Musical instruments are a long-standing family tradition of the Getzen family that began in 1939 in a converted dairy barn behind their family home in Elkhorn, Wisconsin. Three employees concentrated on band instrument repair and they produced their first trombones in 1946. They're now producers of world-class trumpets, cornets, fluegelhorns, and trombones.

"Now, we make approximately 15,000 instruments a year and we send them all over the world," says Brett Getzen, Special Projects Manager and great-grandson of the founder Anthony James Getzen. "Tony originally worked for another band instrument manufacturer but, in 1939, branched out to start his own company.
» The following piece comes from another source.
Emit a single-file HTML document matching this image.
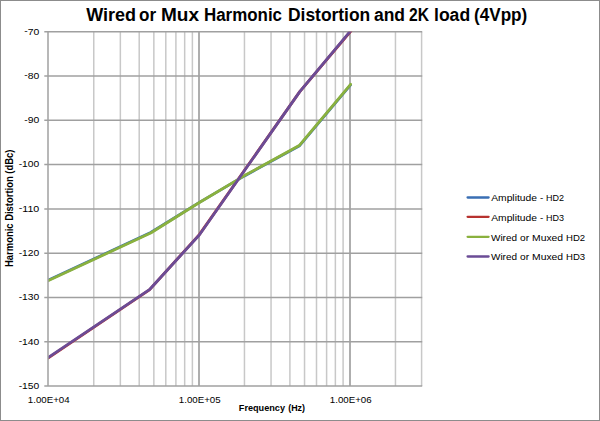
<!DOCTYPE html>
<html><head><meta charset="utf-8"><title>Wired or Mux Harmonic Distortion and 2K load (4Vpp)</title>
<style>
html,body{margin:0;padding:0;background:#fff;width:600px;height:421px;overflow:hidden}
svg{display:block}
text{font-family:"Liberation Sans",Arial,sans-serif}
</style></head>
<body>
<svg width="600" height="421" viewBox="0 0 600 421">
<rect x="0.5" y="0.5" width="599" height="420" fill="#ffffff" stroke="#8c8c8c" stroke-width="1"/>
<g stroke="#c8c8c8" stroke-width="1.5"><line x1="93.76" y1="31.70" x2="93.76" y2="386.10"/><line x1="120.35" y1="31.70" x2="120.35" y2="386.10"/><line x1="139.21" y1="31.70" x2="139.21" y2="386.10"/><line x1="153.84" y1="31.70" x2="153.84" y2="386.10"/><line x1="165.80" y1="31.70" x2="165.80" y2="386.10"/><line x1="175.91" y1="31.70" x2="175.91" y2="386.10"/><line x1="184.67" y1="31.70" x2="184.67" y2="386.10"/><line x1="192.39" y1="31.70" x2="192.39" y2="386.10"/><line x1="199.00" y1="31.70" x2="199.00" y2="386.10"/><line x1="244.46" y1="31.70" x2="244.46" y2="386.10"/><line x1="271.05" y1="31.70" x2="271.05" y2="386.10"/><line x1="289.91" y1="31.70" x2="289.91" y2="386.10"/><line x1="304.54" y1="31.70" x2="304.54" y2="386.10"/><line x1="316.50" y1="31.70" x2="316.50" y2="386.10"/><line x1="326.61" y1="31.70" x2="326.61" y2="386.10"/><line x1="335.37" y1="31.70" x2="335.37" y2="386.10"/><line x1="343.09" y1="31.70" x2="343.09" y2="386.10"/><line x1="350.00" y1="31.70" x2="350.00" y2="386.10"/><line x1="395.46" y1="31.70" x2="395.46" y2="386.10"/><line x1="421.60" y1="31.70" x2="421.60" y2="386.10"/></g>
<g stroke="#a0a0a0" stroke-width="1.5"><line x1="199.00" y1="31.70" x2="199.00" y2="386.10"/><line x1="350.00" y1="31.70" x2="350.00" y2="386.10"/><line x1="44.3" y1="31.70" x2="422.20" y2="31.70"/><line x1="44.3" y1="76.00" x2="422.20" y2="76.00"/><line x1="44.3" y1="120.30" x2="422.20" y2="120.30"/><line x1="44.3" y1="164.60" x2="422.20" y2="164.60"/><line x1="44.3" y1="208.90" x2="422.20" y2="208.90"/><line x1="44.3" y1="253.20" x2="422.20" y2="253.20"/><line x1="44.3" y1="297.50" x2="422.20" y2="297.50"/><line x1="44.3" y1="341.80" x2="422.20" y2="341.80"/><line x1="44.3" y1="386.10" x2="422.20" y2="386.10"/></g>
<clipPath id="pc"><rect x="48.00" y="31.70" width="373.60" height="354.40"/></clipPath>
<g clip-path="url(#pc)" fill="none" stroke-width="2.8" stroke-linejoin="round" stroke-linecap="round">
<polyline points="48.00,280.30 150.70,232.50 199.00,202.60 244.50,175.90 299.60,145.70 350.60,84.80" stroke="#3a6fb4"/>
<polyline points="48.00,358.10 149.40,289.90 199.30,234.60 299.80,91.60 351.30,30.50" stroke="#b7322f"/>
<polyline points="48.00,280.80 150.70,233.00 199.00,202.80 244.50,175.60 299.60,145.20 350.60,84.30" stroke="#8ab13e"/>
<polyline points="48.00,357.60 149.40,289.70 199.30,235.00 299.80,91.60 351.30,30.00" stroke="#6b4c96"/>
</g>
<line x1="48.00" y1="31.70" x2="48.00" y2="386.10" stroke="#a0a0a0" stroke-width="1.5"/>
<g font-size="17.6" font-weight="bold" fill="#000"><text x="86.2" y="20.5" textLength="49.81" lengthAdjust="spacingAndGlyphs">Wired</text><text x="139.0" y="20.5" textLength="17.1" lengthAdjust="spacingAndGlyphs">or</text><text x="161.0" y="20.5" textLength="38.07" lengthAdjust="spacingAndGlyphs">Mux</text><text x="204.0" y="20.5" textLength="78.03" lengthAdjust="spacingAndGlyphs">Harmonic</text><text x="288.0" y="20.5" textLength="82.24" lengthAdjust="spacingAndGlyphs">Distortion</text><text x="374.0" y="20.5" textLength="31.03" lengthAdjust="spacingAndGlyphs">and</text><text x="409.0" y="20.5" textLength="20.0" lengthAdjust="spacingAndGlyphs">2K</text><text x="434.0" y="20.5" textLength="36.14" lengthAdjust="spacingAndGlyphs">load</text><text x="474.0" y="20.5" textLength="53.24" lengthAdjust="spacingAndGlyphs">(4Vpp)</text></g>
<text x="24.30" y="34.50" font-size="9.9" textLength="15.0" lengthAdjust="spacingAndGlyphs" fill="#000"><tspan dy="-0.4">-</tspan><tspan dy="0.4">70</tspan></text>
<text x="24.30" y="78.80" font-size="9.9" textLength="15.0" lengthAdjust="spacingAndGlyphs" fill="#000"><tspan dy="-0.4">-</tspan><tspan dy="0.4">80</tspan></text>
<text x="24.30" y="123.10" font-size="9.9" textLength="15.0" lengthAdjust="spacingAndGlyphs" fill="#000"><tspan dy="-0.4">-</tspan><tspan dy="0.4">90</tspan></text>
<text x="18.70" y="167.40" font-size="9.9" textLength="20.6" lengthAdjust="spacingAndGlyphs" fill="#000"><tspan dy="-0.4">-</tspan><tspan dy="0.4">100</tspan></text>
<text x="18.70" y="211.70" font-size="9.9" textLength="20.6" lengthAdjust="spacingAndGlyphs" fill="#000"><tspan dy="-0.4">-</tspan><tspan dy="0.4">110</tspan></text>
<text x="18.70" y="256.00" font-size="9.9" textLength="20.6" lengthAdjust="spacingAndGlyphs" fill="#000"><tspan dy="-0.4">-</tspan><tspan dy="0.4">120</tspan></text>
<text x="18.70" y="300.30" font-size="9.9" textLength="20.6" lengthAdjust="spacingAndGlyphs" fill="#000"><tspan dy="-0.4">-</tspan><tspan dy="0.4">130</tspan></text>
<text x="18.70" y="344.60" font-size="9.9" textLength="20.6" lengthAdjust="spacingAndGlyphs" fill="#000"><tspan dy="-0.4">-</tspan><tspan dy="0.4">140</tspan></text>
<text x="18.70" y="388.90" font-size="9.9" textLength="20.6" lengthAdjust="spacingAndGlyphs" fill="#000"><tspan dy="-0.4">-</tspan><tspan dy="0.4">150</tspan></text>
<text x="27.80" y="403.3" font-size="9.9" textLength="41.8" lengthAdjust="spacingAndGlyphs" fill="#000">1.00E+04</text>
<text x="178.80" y="403.3" font-size="9.9" textLength="41.8" lengthAdjust="spacingAndGlyphs" fill="#000">1.00E+05</text>
<text x="329.80" y="403.3" font-size="9.9" textLength="41.8" lengthAdjust="spacingAndGlyphs" fill="#000">1.00E+06</text>
<g font-size="9.7" font-weight="bold" fill="#000"><text x="238.8" y="411.2" textLength="46.2" lengthAdjust="spacingAndGlyphs">Frequency</text><text x="288.2" y="411.2" textLength="16.82" lengthAdjust="spacingAndGlyphs">(Hz)</text></g>
<text transform="translate(13.0,267) rotate(-90)" x="0" y="0" font-size="10.0" font-weight="bold" textLength="117.5" lengthAdjust="spacingAndGlyphs" fill="#000">Harmonic Distortion (dBc)</text>
<line x1="467.6" y1="197.50" x2="488.6" y2="197.50" stroke="#3a6fb4" stroke-width="2.3" stroke-linecap="round"/>
<g font-size="9.6" fill="#000"><text x="491.2" y="201.0" textLength="45.8" lengthAdjust="spacingAndGlyphs">Amplitude</text><text x="540.0" y="201.0" textLength="3.25" lengthAdjust="spacingAndGlyphs">-</text><text x="546.0" y="201.0" textLength="18.02" lengthAdjust="spacingAndGlyphs">HD2</text></g>
<line x1="467.6" y1="216.80" x2="488.6" y2="216.80" stroke="#b7322f" stroke-width="2.3" stroke-linecap="round"/>
<g font-size="9.6" fill="#000"><text x="491.2" y="220.7" textLength="45.8" lengthAdjust="spacingAndGlyphs">Amplitude</text><text x="540.0" y="220.7" textLength="3.25" lengthAdjust="spacingAndGlyphs">-</text><text x="546.0" y="220.7" textLength="18.02" lengthAdjust="spacingAndGlyphs">HD3</text></g>
<line x1="467.6" y1="236.80" x2="488.6" y2="236.80" stroke="#8ab13e" stroke-width="2.3" stroke-linecap="round"/>
<g font-size="9.6" fill="#000"><text x="491.0" y="240.6" textLength="26.02" lengthAdjust="spacingAndGlyphs">Wired</text><text x="520.0" y="240.6" textLength="9.0" lengthAdjust="spacingAndGlyphs">or</text><text x="532.0" y="240.6" textLength="31.09" lengthAdjust="spacingAndGlyphs">Muxed</text><text x="566.0" y="240.6" textLength="19.16" lengthAdjust="spacingAndGlyphs">HD2</text></g>
<line x1="467.6" y1="256.50" x2="488.6" y2="256.50" stroke="#6b4c96" stroke-width="2.3" stroke-linecap="round"/>
<g font-size="9.6" fill="#000"><text x="491.0" y="260.3" textLength="26.02" lengthAdjust="spacingAndGlyphs">Wired</text><text x="520.0" y="260.3" textLength="9.0" lengthAdjust="spacingAndGlyphs">or</text><text x="532.0" y="260.3" textLength="31.09" lengthAdjust="spacingAndGlyphs">Muxed</text><text x="566.0" y="260.3" textLength="19.16" lengthAdjust="spacingAndGlyphs">HD3</text></g>
</svg>
</body></html>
When he began building horns in the late 1940's, he used a copper trim. Copper has also been used for quite a while to create resonant bells. We have two kinds of copper bells - one made here from copper tubing for the bell and the other kind is electroplated. They take a steel mandrel and plate copper onto that until it's thick enough to break away - and then you have a bell blank. When you create a bell for a trumpet you spin it on a lathe to get the tapered look, and the blank looks like a bell that, at that point, isn't the right size - yet. At that time in the production, it can become several things. One example is several different bells on trumpets. The rate of paper to the bell, the size of the throat and flare determines how the horn sounds and plays, so according to what you're trying to achieve, we make these copper blanks into different bells, depending on how we spin them. The largest copper instrument we have is the trumpet bell. We also use copper in our plating and use copper plate as a basecoat before we do a silver plating. We put a thick layer of copper on before we put the silver on because the copper makes the silver more illustrious and provides a distinguished tone, as well."